Capt. Jeffrey Fisher, commanding officer of Troop G in Hollidaysburg, said Trooper Weaver, a native of East Freedom, was a “beloved member of the Huntingdon station” and that the trooper, who was shot and killed while handling a protection-from-abuse case near Hesston, Huntingdon County, on Dec. 30, 2016, was watching down over his family and fellow troopers.

In all, Troop G has lost five troopers in the line of duty, Fisher said. All, he said, were the “true definition of soldiers of the law.”

Blair County District Attorney Richard Consiglio spoke about the dangers of the job that the public, and even himself, can’t truly fathom.

“When a trooper stops a vehicle on the highway and approaches, you never know what will happen,” Consiglio said, noting that during his 12 years in office, 12 troopers statewide have lost their lives.

Consiglio said two events have shaped his understanding of the perils faced every day by the state police — Trooper Weaver’s death and the Dec. 21, 2012, Geeseytown shooting spree that ended when three state troops stopped a gunman who had killed three people.

Consiglio said when Trooper Weaver, who had been married only six months and had joined the state police in December 2015, was killed, “all his dreams, all his hopes — all he had” was lost.

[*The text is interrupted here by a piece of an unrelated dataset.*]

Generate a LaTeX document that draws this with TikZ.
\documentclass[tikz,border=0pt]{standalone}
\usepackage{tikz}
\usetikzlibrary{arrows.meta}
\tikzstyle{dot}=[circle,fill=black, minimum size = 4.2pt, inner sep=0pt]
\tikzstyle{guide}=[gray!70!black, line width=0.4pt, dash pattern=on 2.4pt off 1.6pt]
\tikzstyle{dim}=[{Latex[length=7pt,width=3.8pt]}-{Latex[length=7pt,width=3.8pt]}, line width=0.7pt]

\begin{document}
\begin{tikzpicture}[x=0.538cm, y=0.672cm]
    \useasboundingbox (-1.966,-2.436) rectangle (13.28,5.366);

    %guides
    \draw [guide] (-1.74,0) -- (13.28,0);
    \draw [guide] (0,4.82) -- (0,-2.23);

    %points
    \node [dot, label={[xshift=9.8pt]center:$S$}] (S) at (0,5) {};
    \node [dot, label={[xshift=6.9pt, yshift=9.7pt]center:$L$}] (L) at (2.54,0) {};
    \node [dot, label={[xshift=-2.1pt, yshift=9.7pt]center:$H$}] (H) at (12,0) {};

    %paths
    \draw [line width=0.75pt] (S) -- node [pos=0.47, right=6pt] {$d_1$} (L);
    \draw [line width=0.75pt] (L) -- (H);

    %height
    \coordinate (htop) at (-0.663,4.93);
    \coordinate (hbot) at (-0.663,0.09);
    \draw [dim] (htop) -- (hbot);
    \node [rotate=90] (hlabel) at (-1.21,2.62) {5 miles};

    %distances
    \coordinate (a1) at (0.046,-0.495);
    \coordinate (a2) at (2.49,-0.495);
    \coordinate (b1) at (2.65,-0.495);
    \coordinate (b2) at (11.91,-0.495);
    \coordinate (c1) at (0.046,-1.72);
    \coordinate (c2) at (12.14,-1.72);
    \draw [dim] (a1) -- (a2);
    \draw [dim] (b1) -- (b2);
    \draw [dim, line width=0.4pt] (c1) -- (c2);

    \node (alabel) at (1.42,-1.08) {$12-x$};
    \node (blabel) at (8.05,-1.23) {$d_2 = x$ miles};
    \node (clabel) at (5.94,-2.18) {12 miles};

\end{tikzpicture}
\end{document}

The shooting spree in 2012 could have ended the lives of the three troopers who rushed to stop the gunman, Consiglio said.

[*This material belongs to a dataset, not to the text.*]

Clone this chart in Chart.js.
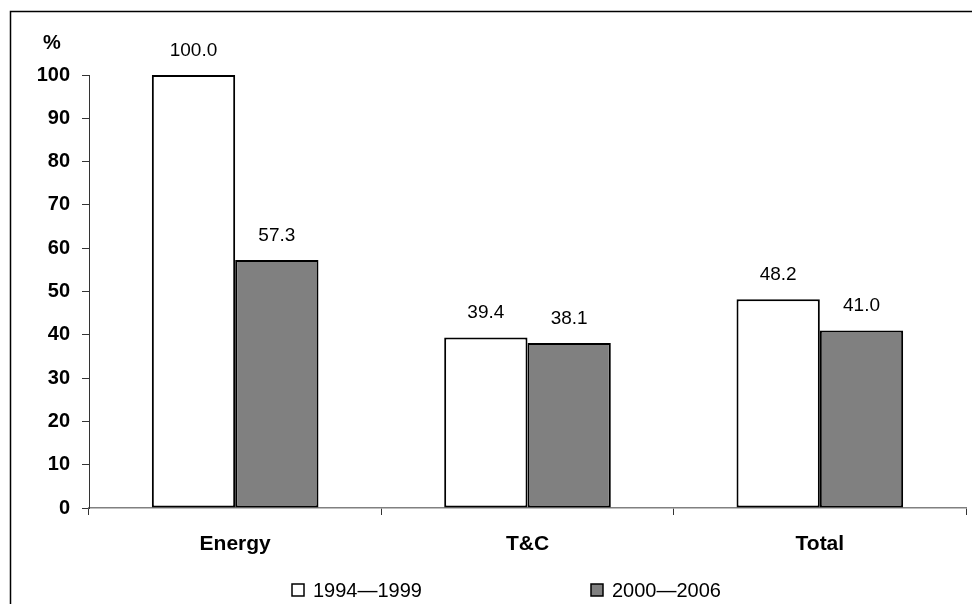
<!DOCTYPE html>
<html>
<head>
<meta charset="utf-8">
<script src="https://cdn.jsdelivr.net/npm/chart.js@4/dist/chart.umd.min.js"></script>
<style>
  html, body { margin: 0; padding: 0; background: #fff; }
  #wrap { position: relative; width: 972px; height: 604px; }
  canvas { display: block; }
</style>
</head>
<body>
<div id="wrap"><canvas id="c" width="972" height="604"></canvas></div>
<script>
const categories = ["Energy", "T&C", "Total"];
const series1Label = "1994\u20141999";
const series2Label = "2000\u20142006";
const series1Values = [100.0, 39.4, 48.2];
const series2Values = [57.3, 38.1, 41.0];
const yTicks = [0, 10, 20, 30, 40, 50, 60, 70, 80, 90, 100];

const FONT = "'Liberation Sans', Arial, Helvetica, sans-serif";

const framePlugin = {
  id: 'frame',
  beforeDraw(chart) {
    const ctx = chart.ctx;
    ctx.save();
    ctx.fillStyle = '#fff';
    ctx.fillRect(0, 0, chart.width, chart.height);
    ctx.strokeStyle = '#000';
    ctx.lineWidth = 1.5;
    ctx.beginPath();
    ctx.moveTo(10.5, chart.height + 2);
    ctx.lineTo(10.5, 11.5);
    ctx.lineTo(chart.width + 2, 11.5);
    ctx.stroke();
    ctx.restore();
  }
};

const labelsPlugin = {
  id: 'valueLabels',
  afterDatasetsDraw(chart) {
    const ctx = chart.ctx;
    ctx.save();
    ctx.font = "19px " + FONT;
    ctx.fillStyle = '#000';
    ctx.textAlign = 'center';
    ctx.textBaseline = 'alphabetic';
    chart.data.datasets.forEach((ds, i) => {
      const meta = chart.getDatasetMeta(i);
      meta.data.forEach((bar, j) => {
        ctx.fillText(ds.data[j].toFixed(1), bar.x, bar.y - 19);
      });
    });
    // "%" unit label above the y axis
    ctx.font = "bold 20px " + FONT;
    ctx.textBaseline = 'middle';
    ctx.fillText('%', 52, 43);
    ctx.restore();
  }
};

const legendPlugin = {
  id: 'customLegend',
  afterDraw(chart) {
    const ctx = chart.ctx;
    const starts = [292, 591];
    ctx.save();
    ctx.font = "20px " + FONT;
    ctx.textBaseline = 'middle';
    ctx.textAlign = 'left';
    chart.data.datasets.forEach((ds, i) => {
      const x = starts[i];
      const yc = 590;
      ctx.fillStyle = ds.backgroundColor;
      ctx.fillRect(x, yc - 6, 12, 12);
      ctx.strokeStyle = '#000';
      ctx.lineWidth = 1.5;
      ctx.strokeRect(x, yc - 6, 12, 12);
      ctx.fillStyle = '#000';
      ctx.fillText(ds.label, x + 21, yc + 1);
    });
    ctx.restore();
  }
};

new Chart(document.getElementById('c'), {
  type: 'bar',
  data: {
    labels: categories,
    datasets: [
      { label: series1Label, data: series1Values, backgroundColor: '#ffffff', borderColor: '#000', borderWidth: 2, borderSkipped: false },
      { label: series2Label, data: series2Values, backgroundColor: '#808080', borderColor: '#000', borderWidth: 2, borderSkipped: false }
    ]
  },
  options: {
    responsive: false,
    devicePixelRatio: 1,
    animation: false,
    categoryPercentage: 0.57,
    barPercentage: 1.0,
    layout: { padding: { top: 75, right: 6, left: 0, bottom: 0 } },
    plugins: { legend: { display: false }, tooltip: { enabled: false } },
    scales: {
      x: {
        grid: { offset: true, drawOnChartArea: false, drawTicks: true, tickLength: 7, color: '#333', lineWidth: 1 },
        border: { display: true, color: '#808080', width: 1.5 },
        ticks: { font: { family: FONT, size: 21, weight: 'bold' }, color: '#000', padding: 17, maxRotation: 0 },
        afterFit(scale) { scale.height = 96; }
      },
      y: {
        min: 0, max: 100,
        afterBuildTicks(scale) { scale.ticks = yTicks.map(v => ({ value: v })); },
        grid: { drawOnChartArea: false, drawTicks: true, tickLength: 7, color: '#333', lineWidth: 1 },
        border: { display: true, color: '#333', width: 1 },
        ticks: { font: { family: FONT, size: 20, weight: 'bold' }, color: '#000', padding: 12 },
        afterFit(scale) { scale.width = 89; }
      }
    }
  },
  plugins: [framePlugin, labelsPlugin, legendPlugin]
});
</script>
</body>
</html>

“I mention it because, in both cases, the illustration is the danger these troopers face every day,” Consiglio said.

Consiglio said while the day was about remembering the fallen, it was important to also honor those troopers who continue to serve.

“God bless and keep the fallen,” Consiglio said. “And God bless these troopers.”

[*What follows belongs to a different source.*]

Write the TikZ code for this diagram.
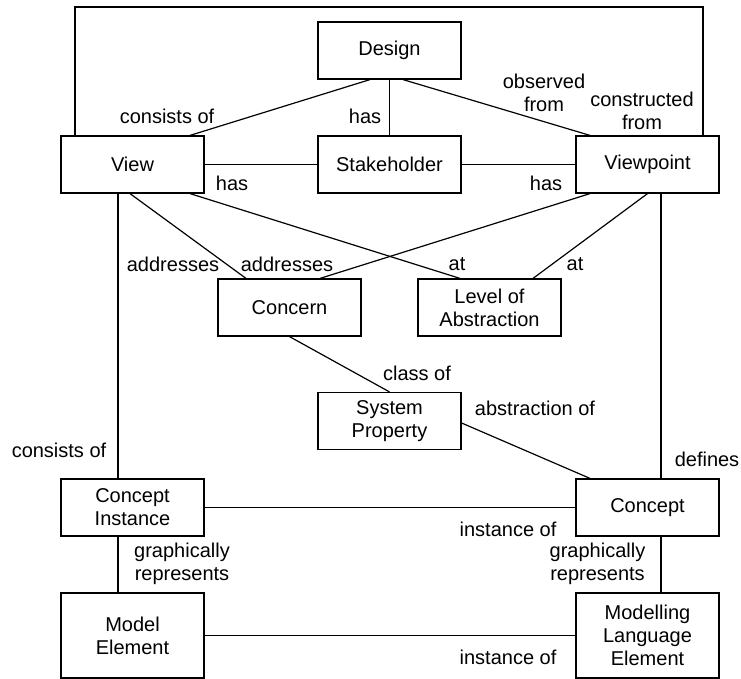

After the ceremony, a detail of troopers and the Weaver family, including Trooper Weaver’s widow, Macy; his mother, Christine; father, Eric; and brother, Larett; traveled to Fairview Cemetery in Martinsburg to pay their respects at the trooper’s grave.

Trooper Dave McGarvey, spokesman for Troop G, said that the day, which also included displays of various state police equipment and special units, is meant to honor the long, proud tradition of the state police and remember that tradition came at a cost — the 98 troopers who were killed in the line of duty.

“They won’t be forgotten,” McGarvey said. “It’s as simple as that.”

Before heading out to the cemetery, Eric Weaver took a few minutes to talk with reporters about his son and the ceremony.

“Chris and I — It’s hard to put into words. Chris and I would have never dreamt of this in a million years, especially in rural Huntingdon County,” Eric Weaver said of his son’s death. “Some­times it is like it just happened. It’s something you always think about.”

He said his son never looked at what he did as a trooper as heroic, that he was just doing his job, but Eric and his wife were proud of him in everything that he did throughout his life. Landon worked hard to become a state trooper, and they let him know how proud they were of what he had accomplished and how much they loved him.

“It’s overwhelming,” he said of the support from the community since their son’s death, which he added continues to this day. Wednes­day’s ceremony is both a reminder that the troopers are there for them and that Trooper Landon Weaver’s name won’t be forgotten.

“When you’re a parent, everything is about your children, I think,” he said. “After my wife, Chris, and I are gone, Lan’s going to live on forever. Physically, we can’t have him here, so I guess this is the second best thing — so he’ll never, ever be forgotten.”